Brandon Flowers singles chronology
| "I Can Change" (2015) | "Plans" (2026) | "Paradise" (2026) |

Music videos
- "Plans (Live From Historic RCA Studio A)" on YouTube; "Plans (Official Lyric Video)" on YouTube;

= Plans (Brandon Flowers song) =

"Plans" is a song by American singer-songwriter Brandon Flowers, frontman of rock group the Killers, released as the lead single from his third solo studio album Thrasher (2026). The song, written by Flowers and produced by Jonathan Rado and Shawn Everett, was released on June 26, 2026.

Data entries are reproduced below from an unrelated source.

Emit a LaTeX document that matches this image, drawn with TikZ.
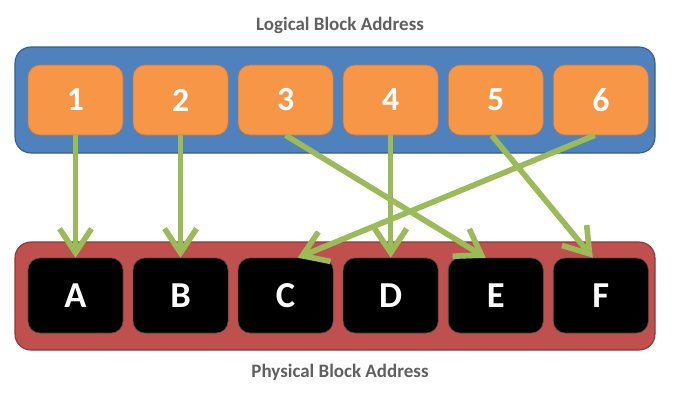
\documentclass[tikz,border=0pt]{standalone}
\usepackage{fontspec}
\setmainfont{Carlito}
\usetikzlibrary{positioning,arrows.meta}
\definecolor{lbablue}{HTML}{4F81BD}
\definecolor{lbablueline}{HTML}{385D8A}
\definecolor{lbaorange}{HTML}{F79646}
\definecolor{lbaorangeline}{HTML}{C77A3C}
\definecolor{pbared}{HTML}{C0504D}
\definecolor{pbaredline}{HTML}{8C3836}
\definecolor{mapgreen}{HTML}{9BBB59}
\definecolor{titlegray}{HTML}{606060}

\begin{document}
\begin{tikzpicture}[node distance=0.2375cm,every node/.style={align=center,inner sep=0pt},
    lbabox/.style={draw=lbaorangeline,rounded corners=0.3cm,fill=lbaorange,text=white,minimum width=2.375cm,minimum height=1.75cm,font=\fontsize{24}{24}\selectfont\bfseries},
    pbabox/.style={draw=black!70,rounded corners=0.3cm,fill=black,text=white,minimum width=2.375cm,minimum height=1.875cm,font=\fontsize{26}{26}\selectfont\bfseries},
    bar/.style={rounded corners=0.4cm,line width=0.8pt,minimum width=16cm,minimum height=2.65cm},
    caption/.style={text=titlegray,font=\fontsize{13.5}{13.5}\selectfont\bfseries},
    map/.style={-{Straight Barb[length=0.6cm,width=0.8cm]},line width=0.14cm,draw=mapgreen}]
    \useasboundingbox (0,0) rectangle (17,-10.075);
    % logical side
    \node[caption] (lbatitle) at (8.5,-0.625) {Logical Block Address};
    \node[bar,draw=lbablueline,fill=lbablue] (lbabar) at (8.375,-2.5) {};
    \node[lbabox] (l1) at (1.8875,-2.5) {1};
    \node[lbabox,right=of l1] (l2) {2};
    \node[lbabox,right=of l2] (l3) {3};
    \node[lbabox,right=of l3] (l4) {4};
    \node[lbabox,right=of l4] (l5) {5};
    \node[lbabox,right=of l5] (l6) {6};
    % physical side
    \node[bar,draw=pbaredline,fill=pbared,minimum height=2.7cm] (pbabar) at (8.375,-7.4) {};
    \node[pbabox] (p1) at (1.8875,-7.3875) {A};
    \node[pbabox,right=of p1] (p2) {B};
    \node[pbabox,right=of p2] (p3) {C};
    \node[pbabox,right=of p3] (p4) {D};
    \node[pbabox,right=of p4] (p5) {E};
    \node[pbabox,right=of p5] (p6) {F};
    \node[caption] (pbatitle) at (8.5,-9.3) {Physical Block Address};
    % mapping
    \draw[map] (l1.south) -- (p1.north);
    \draw[map] (l2.south) -- (p2.north);
    \draw[map] (l3.south) -- ([xshift=-0.25cm]p5.north);
    \draw[map] (l4.south) -- (p4.north);
    \draw[map] ([xshift=-0.1cm]l5.south) -- ([xshift=-0.2cm]p6.north);
    \draw[map] ([xshift=-0.15cm]l6.south) -- ([xshift=0.3cm]p3.north);
  \end{tikzpicture}
\end{document}
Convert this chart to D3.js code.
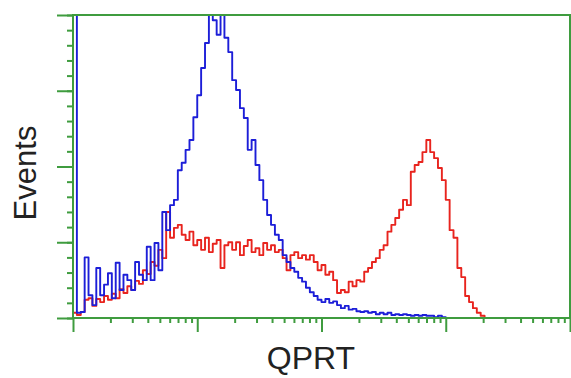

== Background and composition ==
"Plans" was recorded at RCA Studio A in Nashville, Tennessee in July 2025, and features musicians such as pedal steel player Bruce Bouton, former TCB Band keyboardist Bobby Ogdin, and Bob Dylan harmonica player Charlie McCoy, "Plans" was written about Flowers' fallout and reflection of his unrealized and "ill-fated dreams" in his adult life and his return to his hometown of Nephi, Utah preceding the Killers' Pressure Machine (2021). Flowers recalled that when he "realised he could write about things that were more personal to" him, "there’s this whole other treasure trove to unlock and dive into," adding that it took a while for Flowers to "recognize that [his] story was never just [his] own" and that "turning them into songs just helps [him] make sense of it," which is the focus of "Plans" as well as Thrasher.

The song was written solely by Flowers and produced by Rado and Everett, who previously both produced the Killers' Imploding the Mirage (2020) and Pressure Machine. With a runtime of 3 minutes and 51 seconds, "Plans" has been cited as containing elements of country and americana. The song employs the use of acoustic guitar, pedal steel and "some rich female backing vocals, making way for lush strings" according to NME. In the song, Flowers describes himself and other residents of Nephi grappling with the burden of small town dead-end life, with Flowers recalling others "Whispering sweet nothings about / Gearing up and chasing down / A plan I drew up years ago."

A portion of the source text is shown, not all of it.